Let me be extreme for a moment. Acting government agent and cultural critic without distinction, let me actually indict Wordsworth for subversion as if drawing up one of the sedition and treason cases of the Pittite repression in the mid 1790s. (p. 61) What I offer are two concurrent investigations. The first is a reexplanation, by means of the subversion/containment analytic, of Wordsworth’s turn from radicalism in the aftermath of the revolution of 1789. The second is an examination of the revolution manqué expressed in the subversion/containment analytic itself, specifically as spoken by cultural criticism in its American New Historicist or “Representations” inflection. The collation of these inquiries will be a way to try out–and, as I will imagine it, to bring to trial–the basic assumptions of cultural criticism as a method of reading. What kind of contextual and textual event does the method explain that could not be explained before? And what drops out of the picture to make the explanation possible? A working hypothesis: there is something suspiciously easy about the equipollent symmetry of subversion and containment that suggests that the stasis of their contest–of subversive intellects always already contained, and of dominant cultures always already big with subversion–is a much reduced, tamed antithesis. In an age when Absolute Knowledge and/or dialectical materialism has become “interpretation of cultures” with its exclusive attention to symbol, display and representation, the dynamics of Lordship/Bondage is itself bound. It is décor, gadget culturel contained within a room of larger interpretive possibilities.

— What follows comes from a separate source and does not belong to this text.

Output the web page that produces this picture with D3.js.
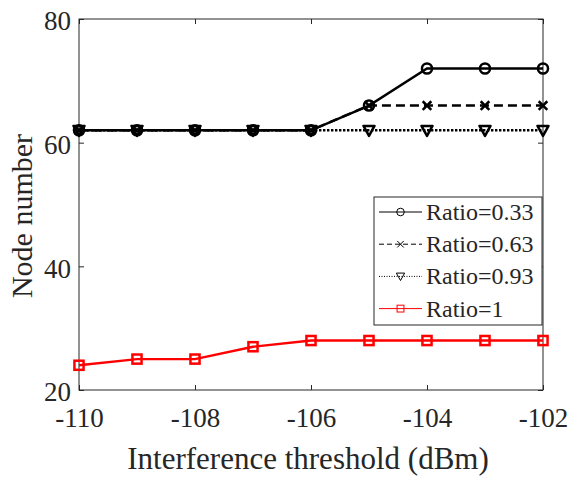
<!DOCTYPE html>
<html>
<head>
  <meta charset="utf-8">
  <script src="https://cdnjs.cloudflare.com/ajax/libs/d3/7.8.5/d3.min.js"></script>
  <style>
    body { margin: 0; background: #fff; }
    text { font-family: "Liberation Serif", "Times New Roman", serif; fill: #262626; }
  </style>
</head>
<body>
  <div id="viz"></div>
  <script>
    // data
    var thresholds = [-110, -109, -108, -107, -106, -105, -104, -103, -102];
    var ratio033 = [62, 62, 62, 62, 62, 66, 72, 72, 72];
    var ratio063 = [62, 62, 62, 62, 62, 66, 66, 66, 66];
    var ratio093 = [62, 62, 62, 62, 62, 62, 62, 62, 62];
    var ratio1   = [24, 25, 25, 27, 28, 28, 28, 28, 28];
    var seriesNames = ["Ratio=0.33", "Ratio=0.63", "Ratio=0.93", "Ratio=1"];
    var xTicks = [-110, -108, -106, -104, -102];
    var yTicks = [20, 40, 60, 80];

    var width = 569, height = 477;
    var plotL = 79, plotR = 543, plotT = 19, plotB = 390;

    var svg = d3.select("#viz").append("svg")
        .attr("width", width)
        .attr("height", height);

    var x = d3.scaleLinear().domain([-110, -102]).range([plotL, plotR]);
    var y = d3.scaleLinear().domain([20, 80]).range([plotB, plotT]);

    var axisColor = "#262626";
    var plain = function (d) { return String(d); };   // keep the ascii hyphen

    // box + inward ticks (matlab style)
    svg.append("rect")
        .attr("x", plotL).attr("y", plotT)
        .attr("width", plotR - plotL).attr("height", plotB - plotT)
        .attr("fill", "none").attr("stroke", axisColor).attr("stroke-width", 1);

    var xAxis = svg.append("g")
        .attr("transform", "translate(0," + plotB + ")")
        .call(d3.axisBottom(x).tickValues(xTicks).tickFormat(plain).tickSizeInner(-5).tickSizeOuter(0).tickPadding(18));
    var yAxis = svg.append("g")
        .attr("transform", "translate(" + plotL + ",0)")
        .call(d3.axisLeft(y).tickValues(yTicks).tickFormat(plain).tickSizeInner(-5).tickSizeOuter(0).tickPadding(8));
    var xTop = svg.append("g")
        .attr("transform", "translate(0," + plotT + ")")
        .call(d3.axisTop(x).tickValues(xTicks).tickSizeInner(-5).tickSizeOuter(0).tickFormat(""));
    var yRight = svg.append("g")
        .attr("transform", "translate(" + plotR + ",0)")
        .call(d3.axisRight(y).tickValues(yTicks).tickSizeInner(-5).tickSizeOuter(0).tickFormat(""));

    [xAxis, yAxis, xTop, yRight].forEach(function (g) {
      g.select(".domain").remove();
      g.selectAll("line").attr("stroke", axisColor);
      g.selectAll("text")
          .style("font-family", "'Liberation Serif', serif")
          .style("font-size", "27px")
          .attr("fill", axisColor);
    });
    xAxis.selectAll("text").attr("dy", "0.71em");
    yAxis.selectAll("text").attr("dy", "0.4em");

    // axis titles
    svg.append("text")
        .attr("x", (plotL + plotR) / 2 - 3)
        .attr("y", 469)
        .attr("text-anchor", "middle")
        .style("font-size", "31px")
        .text("Interference threshold (dBm)");

    svg.append("text")
        .attr("transform", "translate(32,216) rotate(-90)")
        .attr("text-anchor", "middle")
        .style("font-size", "30px")
        .text("Node number");

    // series
    var series = [
      { name: seriesNames[0], values: ratio033, color: "#000", dash: null, marker: "circle" },
      { name: seriesNames[1], values: ratio063, color: "#000", dash: "8,5", marker: "cross" },
      { name: seriesNames[2], values: ratio093, color: "#000", dash: "2,2", marker: "triangle" },
      { name: seriesNames[3], values: ratio1, color: "#ff0000", dash: null, marker: "square" }
    ];

    var line = d3.line()
        .x(function (d) { return x(d.x); })
        .y(function (d) { return y(d.y); });

    function drawMarker(g, type, cx, cy, color, size, sw) {
      if (type === "circle") {
        g.append("circle").attr("cx", cx).attr("cy", cy).attr("r", size * 0.42)
            .attr("fill", "none").attr("stroke", color).attr("stroke-width", sw);
      } else if (type === "cross") {
        var s = size * 0.36;
        g.append("path")
            .attr("d", "M" + (cx - s) + "," + (cy - s) + "L" + (cx + s) + "," + (cy + s) +
                       "M" + (cx - s) + "," + (cy + s) + "L" + (cx + s) + "," + (cy - s))
            .attr("stroke", color).attr("stroke-width", sw);
      } else if (type === "triangle") {
        var h = size * 0.46;
        g.append("path")
            .attr("d", "M" + (cx - h) + "," + (cy - h * 0.8) + "L" + (cx + h) + "," + (cy - h * 0.8) +
                       "L" + cx + "," + (cy + h) + "Z")
            .attr("fill", "none").attr("stroke", color).attr("stroke-width", sw)
            .attr("stroke-linejoin", "round");
      } else if (type === "square") {
        var q = size * 0.38;
        g.append("rect").attr("x", cx - q).attr("y", cy - q)
            .attr("width", 2 * q).attr("height", 2 * q)
            .attr("fill", "none").attr("stroke", color).attr("stroke-width", sw);
      }
    }

    series.forEach(function (s) {
      var pts = thresholds.map(function (t, i) { return { x: t, y: s.values[i] }; });
      var g = svg.append("g");
      g.append("path")
          .datum(pts)
          .attr("d", line)
          .attr("fill", "none")
          .attr("stroke", s.color)
          .attr("stroke-width", 2.4)
          .attr("stroke-dasharray", s.dash ? (s.dash === "2,2" ? "2.4,1.6" : "9,5") : null);
      pts.forEach(function (p) {
        drawMarker(g, s.marker, x(p.x), y(p.y), s.color, 12, 2.5);
      });
    });

    // legend
    var lg = svg.append("g");
    lg.append("rect")
        .attr("x", 374).attr("y", 197)
        .attr("width", 168).attr("height", 128)
        .attr("fill", "#fff").attr("stroke", axisColor).attr("stroke-width", 1);

    series.forEach(function (s, i) {
      var cy = 212 + i * 32.2;
      lg.append("line")
          .attr("x1", 379).attr("x2", 422)
          .attr("y1", cy).attr("y2", cy)
          .attr("stroke", s.color)
          .attr("stroke-width", 1)
          .attr("stroke-dasharray", s.dash ? (s.dash === "2,2" ? "1,1.5" : "5,3") : null);
      drawMarker(lg, s.marker, 400.5, cy, s.color, 9, 1);
      lg.append("text")
          .attr("x", 426)
          .attr("y", cy + 8)
          .style("font-size", "24px")
          .attr("fill", "#000")
          .text(s.name);
    });
  </script>
</body>
</html>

Here is a definition of subversion and, implicitly, of what we mean by “action” in a critical universe teethed on “intertextuality”: there is no subversion without its advocate; and the measure of a subversion’s effectivity–of its “excessiveness”–is whether that advocate is willing to proceed in such a way as himself to require advocacy. Only when subversion is laterally displaced in this fashion is it “received” as social act. (p. 87) The thesis I will shape from this hypothesis: if there is a cultural fallacy, pace the New Critical biographical fallacy, it lies in the constrictive interpretation of social “representations” empowered by the notion of the “subject.” The hermeneutics of representation applauds the primarily theatrical power plays of subversion (a subject’s display of resistance to subjection) while merely hanging a backdrop to indicate the detail of the zone beyond the theater. That zone is containment, the place before the stage where actions are not just dramatic or representational but also physical, logistical, rhetorical and political–that is, involved in a hermeneutics of movement and suasion not wholly coincident with the hermeneutics of representation. Subversion/containment can be unbound from its present stasis only when we see that subversion need not be just a stage act. It is an activity bound up with and within equally active processes of containment that do not so much recuperate subversion as enable the possibility of any action, subversive or otherwise.